Development Blog

Where we pretend to know how to code.


What do the [BB] Dev team even do anyways?

Published: 2024-10-08

Author: Teddi

It’s an uncommon question we get but one I think that’s worth answering (mostly so I can point people here). What do you do all day? Why haven’t you done <x> yet?

The general short existential answer is: we try to exist. [BB] isn’t ran as a profitable enterprise so we don’t really have a motive from an income point of view to work on things and we do have lives (unfortunately) that exist outside of [BB]. Instead we generally try to work on things that interest us, or things that we think generally will interest a large subset of players.

In more depth however, our setup over the years has drastically changed and what seems like an almost seamless experience for players is actually a lot of systems at work behind the scenes. Over a decade ago the majority of servers in Garry’s Mod were just a single srcds instance running a gamemode. For the vast majority of communities that exist today that’s still likely to be the case but for [BB] we’ve got an incredible amount of subsystems at play. Sometimes you see us talking about these, like we might mention the “API” or something about FastDL, but as a player those are all just baked in right?

It turns out, we run a whole bunch of systems

And the below image is just a sample of them. Almost none of them actually even run on the gameservers themselves, even if they do talk back and forwards! Image of BB Repos

All of the above systems in some way shape or form, play or have played pivotal moments within [BB]’s lifespan and if they’re still in any sort of active use, usually receive some form of maintenance; be that a bug fix, a library update, a feature request, or just a general update to keep them in line with the rest of the systems.

Something that Admins often see but the average player doesn’t, is in Discord we have a channel which fires a message every time a commit is made to any of our repositories. I feel bad for our admins as it can get a bit noisy 🥲, though it does allow Admins to provide feedback if something catches their eye and they want to talk about it.

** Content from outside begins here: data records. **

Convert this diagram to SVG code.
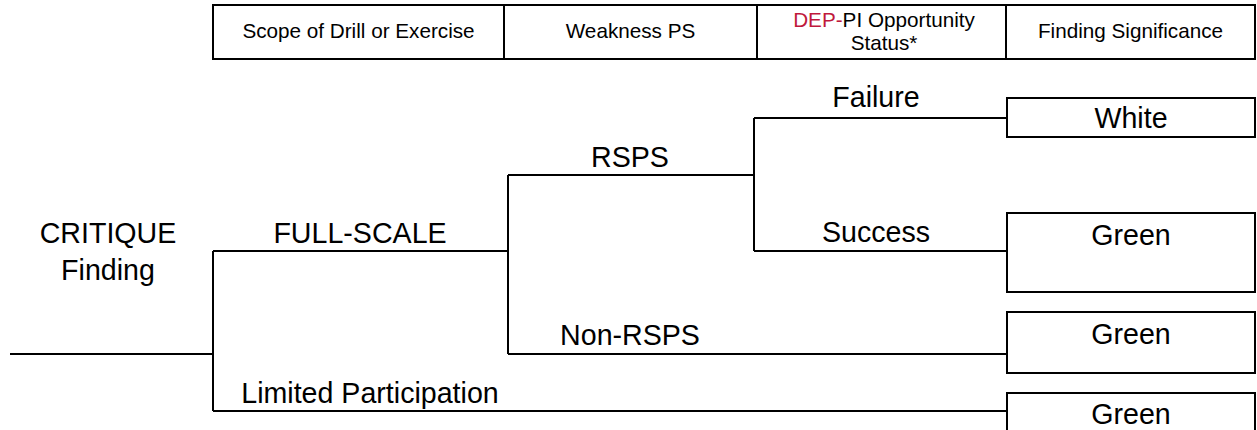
<svg xmlns="http://www.w3.org/2000/svg" width="1257" height="430" viewBox="0 0 1257 430">
<style>
  .ln{stroke:#000;stroke-width:2;fill:none}
  .bx{stroke:#000;stroke-width:2;fill:#fff}
  .h{font-family:"Liberation Sans",Arial,sans-serif;font-size:20.7px;fill:#000;text-anchor:middle}
  .t{font-family:"Liberation Sans",Arial,sans-serif;font-size:28.6px;fill:#000;text-anchor:middle}
  .red{fill:#C0183C}
</style>
<rect width="1257" height="430" fill="#fff"/>
<g id="header">
  <rect class="bx" x="213" y="5" width="1042" height="54"/>
  <line class="ln" x1="504" y1="5" x2="504" y2="59"/>
  <line class="ln" x1="757" y1="5" x2="757" y2="59"/>
  <line class="ln" x1="1006" y1="5" x2="1006" y2="59"/>
  <text class="h" x="358.5" y="38">Scope of Drill or Exercise</text>
  <text class="h" x="630.5" y="38">Weakness PS</text>
  <text class="h" x="884" y="26.5"><tspan class="red">DEP-</tspan>PI Opportunity</text>
  <text class="h" x="884" y="50">Status*</text>
  <text class="h" x="1130.5" y="38">Finding Significance</text>
</g>
<g id="connectors">
  <polyline class="ln" points="10,354 213,354"/>
  <polyline class="ln" points="213,251 213,411"/>
  <polyline class="ln" points="213,251 508,251"/>
  <polyline class="ln" points="213,411 1007,411"/>
  <polyline class="ln" points="508,175 508,354"/>
  <polyline class="ln" points="508,175 754,175"/>
  <polyline class="ln" points="508,354 1007,354"/>
  <polyline class="ln" points="754,118 754,251"/>
  <polyline class="ln" points="754,118 1007,118"/>
  <polyline class="ln" points="754,251 1007,251"/>
</g>
<g id="labels">
  <text class="t" x="108" y="243">CRITIQUE</text>
  <text class="t" x="108" y="280">Finding</text>
  <text class="t" x="360" y="243">FULL-SCALE</text>
  <text class="t" x="630" y="167">RSPS</text>
  <text class="t" x="630" y="345">Non-RSPS</text>
  <text class="t" x="876" y="107">Failure</text>
  <text class="t" x="876" y="242">Success</text>
  <text class="t" x="370" y="403">Limited Participation</text>
</g>
<g id="node-white">
  <rect class="bx" x="1007" y="98" width="248" height="39"/>
  <text class="t" x="1131" y="128">White</text>
</g>
<g id="node-green1">
  <rect class="bx" x="1007" y="213" width="248" height="79"/>
  <text class="t" x="1131" y="245">Green</text>
</g>
<g id="node-green2">
  <rect class="bx" x="1007" y="312" width="248" height="61"/>
  <text class="t" x="1131" y="344">Green</text>
</g>
<g id="node-green3">
  <rect class="bx" x="1007" y="393" width="248" height="50"/>
  <text class="t" x="1131" y="424">Green</text>
</g>
</svg>
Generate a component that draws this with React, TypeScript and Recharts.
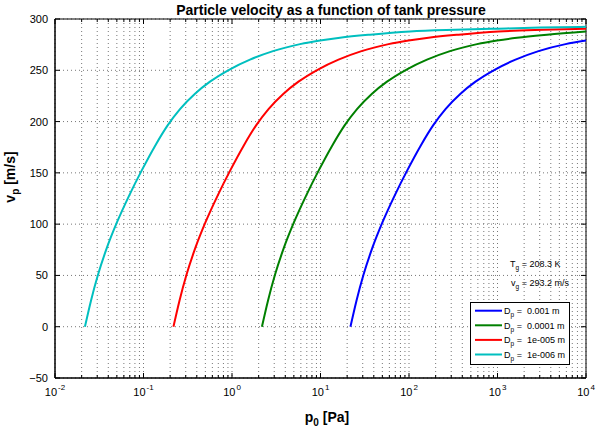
import React from 'react';
import {
  LineChart,
  Line,
  XAxis,
  YAxis,
  CartesianGrid,
  Legend,
  ReferenceArea,
  Customized,
} from 'recharts';

// Particle velocity, one pair of arrays per particle size
const pBlue = [21.8, 25.5, 30.6, 38.7, 50.2, 68.6, 96.2, 135, 189, 258.5, 382, 564, 949, 1597, 2906, 5870, 10000];
const vBlue = [0, 25.4, 50.6, 77.3, 101.9, 127.6, 152.9, 176.3, 196.8, 212.2, 227.2, 238.9, 251, 260.4, 268.7, 275.5, 279];

const pGreen = [2.18, 2.55, 3.06, 3.87, 5.02, 6.86, 9.62, 13.5, 18.9, 25.85, 38.2, 56.4, 94.9, 159.7, 290.6, 587, 987, 1660, 3630, 10000];
const vGreen = [0, 25.4, 50.6, 77.3, 101.9, 127.6, 152.9, 176.3, 196.8, 212.2, 227.2, 238.9, 251, 260.4, 268.7, 275.5, 279, 281.7, 284.7, 287.8];

const pRed = [0.218, 0.255, 0.306, 0.387, 0.502, 0.686, 0.962, 1.35, 1.89, 2.585, 3.82, 5.64, 9.49, 15.97, 29.06, 58.7, 98.7, 166, 363, 1026, 3310, 10000];
const vRed = [0, 25.4, 50.6, 77.3, 101.9, 127.6, 152.9, 176.3, 196.8, 212.2, 227.2, 238.9, 251, 260.4, 268.7, 275.5, 279, 281.7, 284.7, 287.8, 289.5, 290.6];

const pCyan = [0.0218, 0.0255, 0.0306, 0.0387, 0.0502, 0.0686, 0.0962, 0.135, 0.189, 0.2585, 0.382, 0.564, 0.949, 1.597, 2.906, 5.87, 9.87, 16.6, 36.3, 102.6, 331, 1013, 3020, 10000];
const vCyan = [0, 25.4, 50.6, 77.3, 101.9, 127.6, 152.9, 176.3, 196.8, 212.2, 227.2, 238.9, 251, 260.4, 268.7, 275.5, 279, 281.7, 284.7, 287.8, 289.5, 290.6, 291.6, 292.4];

const legendNames = ['0.001 m', '0.0001 m', '1e-005 m', '1e-006 m'];
const colors = ['#0000ff', '#008000', '#ff0000', '#00bfbf'];

const xMajor = [0.01, 0.1, 1, 10, 100, 1000, 10000];
const xExp = ['-2', '-1', '0', '1', '2', '3', '4'];
const yTicks = [-50, 0, 50, 100, 150, 200, 250, 300];

// minor ticks of the log axis: 2..9 in every decade
const xMinor = xMajor
  .slice(0, -1)
  .flatMap((d) => [2, 3, 4, 5, 6, 7, 8, 9].map((m) => Number((d * m).toPrecision(3))));
const xTicks = [...xMajor, ...xMinor].sort((a, b) => a - b);

const toPoints = (p: number[], v: number[]) => p.map((x, i) => ({ p: x, v: v[i] }));

const series = [
  { name: legendNames[0], color: colors[0], data: toPoints(pBlue, vBlue) },
  { name: legendNames[1], color: colors[1], data: toPoints(pGreen, vGreen) },
  { name: legendNames[2], color: colors[2], data: toPoints(pRed, vRed) },
  { name: legendNames[3], color: colors[3], data: toPoints(pCyan, vCyan) },
];

const FONT = '"Liberation Sans", Arial, Helvetica, sans-serif';
const W = 600;
const H = 433;
const PLOT_LEFT = 55;
const PLOT_RIGHT = 586;
const PLOT_TOP = 19;
const PLOT_BOTTOM = 378;

const isMajor = (v: number) => xMajor.findIndex((m) => Math.abs(m - v) / m < 1e-6);

// x tick: inward marks on bottom and top, label 10^n on decades
const XTick = ({ x, payload }: any) => {
  const idx = isMajor(payload.value);
  const len = idx >= 0 ? 5 : 3;
  return (
    <g>
      <line x1={x} x2={x} y1={PLOT_BOTTOM} y2={PLOT_BOTTOM - len} stroke="#000" />
      <line x1={x} x2={x} y1={PLOT_TOP} y2={PLOT_TOP + len} stroke="#000" />
      {idx >= 0 && (
        <text x={x} y={396} textAnchor="middle" fontFamily={FONT} fontSize={11} fill="#000">
          10
          <tspan dx={1} dy={-6} fontSize={8}>
            {xExp[idx]}
          </tspan>
        </text>
      )}
    </g>
  );
};

const YTick = ({ y, payload }: any) => (
  <g>
    <line x1={PLOT_LEFT} x2={PLOT_LEFT + 5} y1={y} y2={y} stroke="#000" />
    <line x1={PLOT_RIGHT} x2={PLOT_RIGHT - 5} y1={y} y2={y} stroke="#000" />
    <text x={48} y={y + 4} textAnchor="end" fontFamily={FONT} fontSize={11} fill="#000">
      {payload.value === -50 ? '\u221250' : payload.value}
    </text>
  </g>
);

const renderLegend = () => (
  <svg width={100} height={63} style={{ display: 'block' }}>
    <rect x={0.5} y={0.5} width={99} height={62} fill="#fff" stroke="#000" />
    {series.map((s, i) => {
      const ry = 8.7 + i * 14.6;
      return (
        <g key={s.name}>
          <line x1={5} x2={32} y1={ry} y2={ry} stroke={s.color} strokeWidth={2} />
          <text x={34} y={ry + 3.3} fontFamily={FONT} fontSize={9} fill="#000" style={{ whiteSpace: 'pre' }}>
            D
            <tspan dy={3} fontSize={6.5}>
              p
            </tspan>
            <tspan dy={-3}>{' =  ' + s.name}</tspan>
          </text>
        </g>
      );
    })}
  </svg>
);

// title, axis labels and the gas state note
const Texts = () => (
  <g fontFamily={FONT} fill="#000">
    <text x={331} y={14.5} textAnchor="middle" fontSize={14} fontWeight="bold">
      Particle velocity as a function of tank pressure
    </text>
    <text x={327} y={422} textAnchor="middle" fontSize={14} fontWeight="bold">
      p<tspan dy={4} fontSize={10}>0</tspan>
      <tspan dy={-4}> [Pa]</tspan>
    </text>
    <text transform="translate(15,177) rotate(-90)" textAnchor="middle" fontSize={14} fontWeight="bold">
      v<tspan dy={4} fontSize={10}>p</tspan>
      <tspan dy={-4}> [m/s]</tspan>
    </text>
    <text x={510} y={267} fontSize={9} style={{ whiteSpace: 'pre' }}>
      T<tspan dy={3} fontSize={6.5}>g</tspan>
      <tspan dy={-3}> = 208.3 K</tspan>
    </text>
    <text x={511} y={286} fontSize={9} style={{ whiteSpace: 'pre' }}>
      v<tspan dy={3} fontSize={6.5}>g</tspan>
      <tspan dy={-3}> = 293.2 m/s</tspan>
    </text>
  </g>
);

export default function App() {
  return (
    <div style={{ position: 'absolute', left: 0, top: 0, width: W, height: H, background: '#fff' }}>
      <LineChart width={W} height={H} margin={{ top: PLOT_TOP, right: W - PLOT_RIGHT, bottom: 0, left: 0 }}>
        <CartesianGrid stroke="#777" strokeDasharray="1 3" />
        <XAxis
          dataKey="p"
          type="number"
          scale="log"
          domain={[0.01, 10000]}
          ticks={xTicks}
          interval={0}
          allowDataOverflow
          height={H - PLOT_BOTTOM}
          tickLine={false}
          axisLine={{ stroke: '#000' }}
          tick={<XTick />}
        />
        <YAxis
          type="number"
          domain={[-50, 300]}
          ticks={yTicks}
          interval={0}
          allowDataOverflow
          width={PLOT_LEFT}
          tickLine={false}
          axisLine={{ stroke: '#000' }}
          tick={<YTick />}
        />
        {series.map((s) => (
          <Line
            key={s.name}
            data={s.data}
            dataKey="v"
            name={s.name}
            type="monotone"
            stroke={s.color}
            strokeWidth={2}
            dot={false}
            isAnimationActive={false}
          />
        ))}
        <ReferenceArea x1={0.01} x2={10000} y1={-50} y2={300} fill="none" stroke="#000" ifOverflow="visible" />
        <Legend
          layout="vertical"
          align="center"
          verticalAlign="middle"
          content={renderLegend}
          wrapperStyle={{ left: 470, top: 302, width: 100, height: 63 }}
        />
        <Customized component={Texts} />
      </LineChart>
    </div>
  );
}
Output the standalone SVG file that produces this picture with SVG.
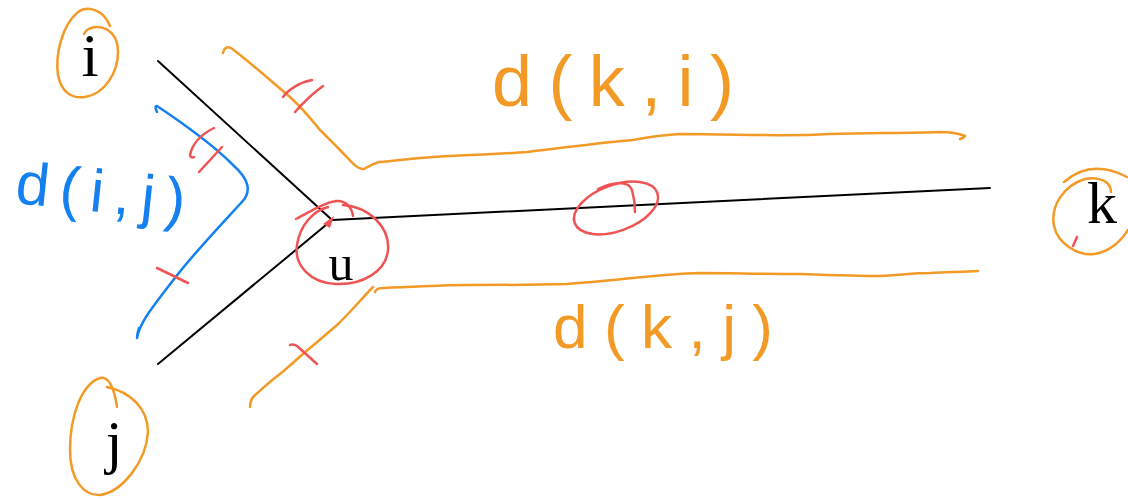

Image of a Discord message showing a GitHub event

Essentially the point that I’m trying to make is that even if things aren’t being changed in a very obvious or way that is noticable to a player, it doesn’t mean that things aren’t happening in the background somewhere. It may just mean that our focus or attention is on something which does help the community and playerbase - just not in a way that is immediately tangible.

Okay, but why can’t you give me a date for <x>? Why don’t you just work on it when I suggest these things?

Generally speaking, there’s usually a list of concerns in the pipeline of things that are being worked on. Sometimes certain features and ideas are planned out months in advance. Sometimes they’re time-limited and we need to pounce on them so we’re always shuffling and trying to re-prioritise where it makes sense. Some of you have great ideas or points, though often we circle back to them a few days or even weeks later when they become relevant or there’s room on the radar. I appreciate it can have the appearance of we forgot it and we’ve suddenly come back to it like a bad smell, but it’s usually just a case of timing and dealing with events as they come up.

On a related note, I always recommend people suggest ideas either on our forums or on the ideas / issues GitHub repository. Sometimes it can take a while for things to be actioned (or we may reject them) but it’s honestly the best place visibility-wise for us to see your gameplay suggestions / issues. It also allows us to tie them to internal tracking so we can manage them better.

Hopefully that gives people an idea just how many cogs are turning at [BB] to give you a smooth experience. We’re not always the fastest, but we hope that whatever we do, we do it well.